— Лер, ну что ты несерьезная такая? — уже мягче говорю я. — Врач сказал — нужно отдохнуть.
— Я и отдыхала. Вечера весь день и ночь. Больше не могу, — она разводит руками. — Я отлично себя чувствую, правда.
Уголки ее губ снова приподнимаются в подобии улыбки. Черт возьми, я такой слабак. В который раз убеждаюсь, что злиться на эту девушку я теперь не в состоянии.
— А здесь что делаешь?
— Тебя жду, — отвечает она мгновенно. — Надеялась, что пойдешь бегать.
— Пошел вот, — окончательно растаяв от ее прямоты, бормочу я.
— Не против моей компании? — хитро улыбаясь, спрашивает девушка.
Вместо ответа, я притягиваю ее к себе и звонко целую в губы. Этот поцелуй быстрый и почти дружеский — просто, чтобы обозначить территорию. Позволять себе большее я сейчас не могу — так хочу ее, что боюсь не сдержаться. Мы все-таки в детском лагере, а она все еще пациентка в больничном крыле, пусть и злостно нарушающая постельный режим.
Щеки Леры розовеют, в глазах застывает мечтательное выражение.
— Предупреждаю тебя, я отлично бегаю, — дерзко шепчет она.
— А я отлично догоняю, малышка, — парирую я, ощущая, как в животе пузырится бесшабашная радость.
Пробежка с Лерой — это особый вид удовольствия, с которым я не был знаком ранее. Привычный маршрут в ее компании играет особыми красками: словно и листва зеленее, и небо выше, и даже воздух пахнет особенно. Она бежит со мной в одном темпе, даже не думая отставать, а иногда и вовсе выбивается вперед, позволяя мне любоваться своей аппетитной попой, обтянутой легинсами. Когда мы оказываемся у озера, Александрова останавливается и несколько мгновений жадно хватает ртом воздух, старясь быстро восстановить дыхание.
— А ты не обманывала, когда говорила, что отлично бегаешь, — говорю я, разглядывая ее.
— А я вообще стараюсь не обманывать, — она мягко усмехается. — Так жить проще.
— Правда? — не успеваю сдержать вопрос, за который мне хочется отгрызть себе язык, но Лера будто бы не замечает подтекста.
— Угу, — отвечает она, внезапно хватаясь за край своей толстовки.

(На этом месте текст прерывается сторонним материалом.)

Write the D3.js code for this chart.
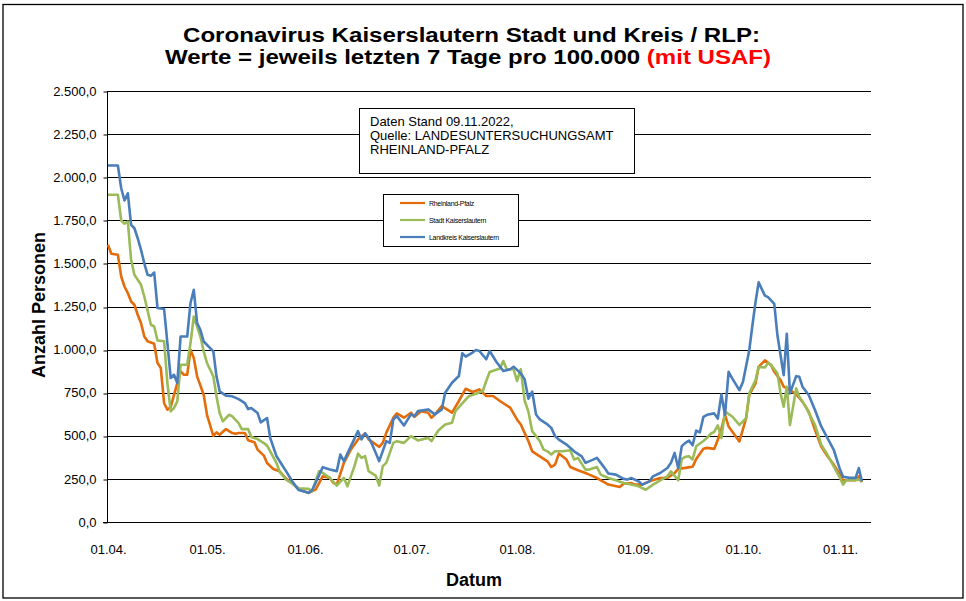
<!DOCTYPE html>
<html>
<head>
<meta charset="utf-8">
<script src="https://cdn.jsdelivr.net/npm/d3@7"></script>
<style>
  html, body { margin: 0; padding: 0; background: #fff; }
  svg { display: block; font-family: "Liberation Sans", Arial, sans-serif; }
</style>
</head>
<body>
<svg id="chart" width="966" height="601"></svg>
<script>
// ---- data (day offset from 01.04.2022, value per 100.000) ----
const startDate = [2022, 3, 1];
const monthTickLabels = ["01.04.", "01.05.", "01.06.", "01.07.", "01.08.", "01.09.", "01.10.", "01.11."];
const monthTickDates = ["2022-04-01", "2022-05-01", "2022-06-01", "2022-07-01", "2022-08-01", "2022-09-01", "2022-10-01", "2022-11-01"];
const yTicks = [0, 250, 500, 750, 1000, 1250, 1500, 1750, 2000, 2250, 2500];
const seriesNames = ["Rheinland-Pfalz", "Stadt Kaiserslautern", "Landkreis Kaiserslautern"];

const rheinlandPfalz = [[0,1608],[1,1556],[3,1550],[4,1424],[5,1366],[6,1328],[7,1279],[8,1260],[9,1202],[10,1154],[11,1076],[12,1048],[14,1034],[15,922],[16,893],[17,690],[18,651],[19,667],[21,806],[22,874],[23,854],[24,854],[25,1000],[26,951],[27,845],[29,738],[30,622],[32,500],[33,520],[34,506],[36,539],[38,516],[39,512],[40,516],[42,516],[43,474],[45,462],[46,420],[48,385],[49,342],[51,307],[53,294],[55,252],[57,226],[59,188],[62,169],[64,188],[66,265],[68,256],[69,227],[70,217],[72,343],[74,421],[76,479],[78,514],[79,479],[81,450],[82,436],[83,459],[84,517],[86,605],[87,630],[89,605],[91,634],[92,610],[94,643],[96,634],[97,605],[98,624],[100,672],[103,634],[105,702],[107,773],[109,754],[111,769],[113,731],[115,731],[117,702],[120,663],[122,595],[123,566],[124,517],[125,468],[126,410],[128,381],[130,352],[131,319],[132,333],[133,397],[135,362],[136,319],[138,300],[140,284],[141,275],[143,255],[145,230],[146,217],[149,203],[150,222],[152,226],[153,217],[155,217],[157,236],[160,255],[162,255],[164,284],[165,308],[167,314],[169,321],[170,365],[172,425],[173,430],[175,424],[176,477],[177,540],[178,621],[179,554],[181,496],[182,467],[184,602],[185,737],[187,804],[188,900],[190,938],[192,910],[193,871],[195,823],[196,785],[198,765],[200,742],[202,698],[204,640],[206,535],[208,438],[210,381],[212,333],[214,275],[215,242],[217,242],[219,242],[220,265],[221,232]];

const stadtKL = [[0,1898],[3,1898],[4,1749],[5,1730],[6,1743],[7,1521],[8,1434],[10,1376],[11,1308],[13,1144],[14,1134],[15,1053],[17,1048],[18,806],[19,642],[20,661],[21,700],[22,912],[24,912],[25,1038],[26,1192],[28,1076],[29,990],[30,922],[32,845],[33,729],[34,632],[35,584],[37,622],[38,613],[40,574],[41,539],[43,539],[44,493],[46,481],[48,458],[49,443],[50,410],[52,342],[53,290],[55,246],[57,222],[59,195],[62,192],[63,178],[65,295],[66,285],[68,256],[70,211],[72,256],[73,207],[75,324],[76,397],[77,372],[78,382],[79,295],[81,269],[82,211],[83,324],[84,343],[86,459],[87,469],[89,459],[91,498],[93,473],[96,488],[97,469],[99,531],[101,566],[103,576],[104,643],[106,688],[108,731],[110,744],[112,760],[113,818],[114,870],[117,890],[118,934],[119,886],[121,886],[122,818],[123,886],[124,705],[125,640],[126,527],[128,469],[129,420],[130,410],[131,391],[132,410],[134,410],[136,416],[137,362],[138,372],[140,304],[141,304],[143,319],[144,275],[146,255],[148,242],[150,226],[152,217],[154,207],[156,187],[158,217],[160,242],[162,265],[163,294],[165,242],[166,366],[167,378],[168,381],[169,363],[170,439],[172,470],[173,488],[174,512],[175,523],[176,560],[177,487],[178,640],[180,612],[182,563],[184,602],[185,746],[187,823],[188,900],[190,896],[191,923],[192,910],[194,862],[195,746],[196,669],[197,785],[198,563],[200,775],[201,727],[203,669],[206,563],[208,448],[210,390],[212,323],[214,256],[215,217],[216,242],[218,242],[220,246],[221,236]];

const landkreisKL = [[0,2068],[3,2068],[4,1936],[5,1865],[6,1907],[7,1724],[8,1704],[9,1646],[10,1579],[11,1500],[12,1434],[13,1428],[14,1447],[15,1241],[17,1235],[18,1038],[19,835],[20,854],[21,806],[22,1076],[24,1076],[25,1270],[26,1347],[27,1154],[28,1115],[29,1047],[32,990],[33,845],[34,758],[36,733],[38,729],[40,713],[42,690],[43,655],[44,661],[46,632],[47,578],[49,603],[50,487],[52,381],[53,352],[55,295],[57,235],[59,186],[61,176],[62,169],[63,184],[64,227],[66,318],[68,304],[70,295],[71,391],[72,353],[74,440],[76,527],[77,479],[78,514],[79,488],[80,450],[81,401],[82,353],[84,469],[85,459],[86,595],[87,614],[89,560],[91,624],[92,614],[93,643],[96,653],[98,624],[100,653],[101,750],[103,808],[105,847],[106,979],[107,959],[109,983],[110,998],[111,992],[113,944],[114,992],[116,928],[118,876],[120,886],[121,901],[123,862],[124,828],[125,715],[126,756],[127,624],[128,595],[130,566],[131,546],[132,498],[133,478],[135,449],[137,410],[139,381],[140,343],[142,362],[143,372],[145,314],[146,281],[148,275],[150,250],[151,246],[152,255],[154,236],[155,217],[157,236],[158,265],[160,284],[162,313],[163,343],[164,401],[165,313],[166,440],[167,459],[168,472],[169,445],[170,530],[171,520],[172,610],[173,622],[175,630],[176,600],[177,740],[178,621],[179,871],[180,833],[182,765],[183,813],[185,996],[186,1140],[187,1275],[188,1390],[190,1313],[191,1304],[193,1265],[194,1083],[196,852],[197,1092],[198,746],[200,846],[201,842],[202,785],[204,737],[206,650],[208,554],[210,487],[212,419],[214,304],[215,262],[217,256],[219,256],[220,313],[221,236]];

const seriesColors = ["#E46C0A", "#9BBB59", "#4A7EBB"];

// ---- layout ----
const svg = d3.select("#chart");
const plot = { left: 107, right: 871, top: 91, bottom: 522 };
// month label centres in the reference (category axis, uneven spacing)
const monthPx = [108, 207, 305, 411, 517, 635, 743, 840];

const parse = d3.utcParse("%Y-%m-%d");
const x = d3.scaleUtc().domain(monthTickDates.map(parse)).range(monthPx);
const y = d3.scaleLinear().domain([0, 2500]).range([plot.bottom, plot.top]);

const de = d3.formatLocale({ decimal: ",", thousands: ".", grouping: [3], currency: ["", "€"] });
const fmt = de.format(",.1f");

const toDate = d => new Date(Date.UTC(startDate[0], startDate[1], startDate[2] + d));

// outer border
svg.append("rect").attr("x", 3).attr("y", 4.5).attr("width", 960).attr("height", 593.5)
  .attr("fill", "none").attr("stroke", "#000").attr("stroke-width", 1.3);

// gridlines
svg.append("g").selectAll("line").data(yTicks.filter(v => v > 0)).join("line")
  .attr("x1", plot.left).attr("x2", plot.right)
  .attr("y1", d => Math.round(y(d)) + 0.5).attr("y2", d => Math.round(y(d)) + 0.5)
  .attr("stroke", "#000").attr("stroke-width", 1);

// y axis
const yAxis = d3.axisLeft(y).tickValues(yTicks).tickFormat(fmt).tickSize(4).tickPadding(7);
const gy = svg.append("g").attr("transform", `translate(${plot.left + 0.5},0)`).call(yAxis);
gy.select(".domain").attr("d", `M0,${plot.top}V${plot.bottom}`).attr("stroke", "#000");
gy.selectAll(".tick line").attr("stroke", "#000").attr("transform", d => `translate(0,${Math.round(y(d)) + 0.5 - y(d)})`);
gy.selectAll("text").attr("font-size", 13).attr("fill", "#000").attr("font-family", "Liberation Sans, Arial, sans-serif");

// x axis baseline
svg.append("line").attr("x1", plot.left - 4).attr("x2", plot.right)
  .attr("y1", Math.round(y(0)) + 0.5).attr("y2", Math.round(y(0)) + 0.5).attr("stroke", "#000");

// x tick labels
const xAxis = d3.axisBottom(x).tickValues(monthTickDates.map(parse))
  .tickFormat((d, i) => monthTickLabels[i]).tickSize(0).tickPadding(23);
const gx = svg.append("g").attr("transform", `translate(0,${plot.bottom})`).call(xAxis);
gx.select(".domain").remove();
gx.selectAll("text").attr("font-size", 13).attr("fill", "#000").attr("font-family", "Liberation Sans, Arial, sans-serif");

// lines
const line = d3.line().x(p => x(toDate(p[0]))).y(p => y(p[1]));
[rheinlandPfalz, stadtKL, landkreisKL].forEach((s, i) => {
  svg.append("path").datum(s).attr("d", line)
    .attr("fill", "none").attr("stroke", seriesColors[i]).attr("stroke-width", 2.6)
    .attr("stroke-linejoin", "round");
});

// titles (reference title is drawn horizontally wide)
svg.append("text").attr("x", 183).attr("y", 42).attr("font-weight", "bold").attr("font-size", 19.5)
  .attr("textLength", 577).attr("lengthAdjust", "spacingAndGlyphs").attr("fill", "#000")
  .text("Coronavirus Kaiserslautern Stadt und Kreis / RLP:");
const t2 = svg.append("text").attr("x", 165).attr("y", 64).attr("font-weight", "bold").attr("font-size", 19.5)
  .attr("textLength", 606).attr("lengthAdjust", "spacingAndGlyphs").attr("fill", "#000");
t2.append("tspan").text("Werte = jeweils letzten 7 Tage pro 100.000 ");
t2.append("tspan").attr("fill", "#FF0000").text("(mit USAF)");

svg.append("text").attr("transform", "translate(45,305) rotate(-90)").attr("text-anchor", "middle")
  .attr("font-weight", "bold").attr("font-size", 18).text("Anzahl Personen");
svg.append("text").attr("x", 474).attr("y", 586).attr("text-anchor", "middle")
  .attr("font-weight", "bold").attr("font-size", 18).text("Datum");

// info box
const info = svg.append("g");
info.append("rect").attr("x", 359.5).attr("y", 108.5).attr("width", 275).attr("height", 65)
  .attr("fill", "#fff").attr("stroke", "#000");
const infoLines = ["Daten Stand 09.11.2022,", "Quelle: LANDESUNTERSUCHUNGSAMT", "RHEINLAND-PFALZ"];
info.selectAll("text").data(infoLines).join("text")
  .attr("x", 370).attr("y", (d, i) => 126 + i * 14).attr("font-size", 13).attr("fill", "#000").text(d => d);

// legend
const leg = svg.append("g");
leg.append("rect").attr("x", 383.5).attr("y", 194.5).attr("width", 135).attr("height", 52)
  .attr("fill", "#fff").attr("stroke", "#000");
const li = leg.selectAll("g.item").data(seriesNames).join("g").attr("class", "item")
  .attr("transform", (d, i) => `translate(0,${203 + i * 17})`);
li.append("line").attr("x1", 400).attr("x2", 425).attr("stroke", (d, i) => seriesColors[i]).attr("stroke-width", 2.2);
li.append("text").attr("x", 429).attr("y", 2.5).attr("font-size", 7).attr("letter-spacing", -0.3).attr("fill", "#000").text(d => d);
</script>
</body>
</html>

Через секунду толстовка летит на поваленное бревно. Туда же приземляются кроссовки и носки. Когда ладони Леры ложатся на талию и начинают скатывать вниз резинку легинсов, я вспоминаю, что должен дышать, и потрясено выдыхаю.
— Ты что делаешь, а?
— Собираюсь искупаться, — она широко улыбается и в следующий миг переступает через штаны, которые темным пятном оседают у ее ног.
— Лера, — говорю я осуждающе, стараясь не пялиться на нее, но это заведомо бессмысленно. От Леры в целомудренных трусиках-шортах и мягком бюстгальтере не оторвать глаз. — Ты же болеешь.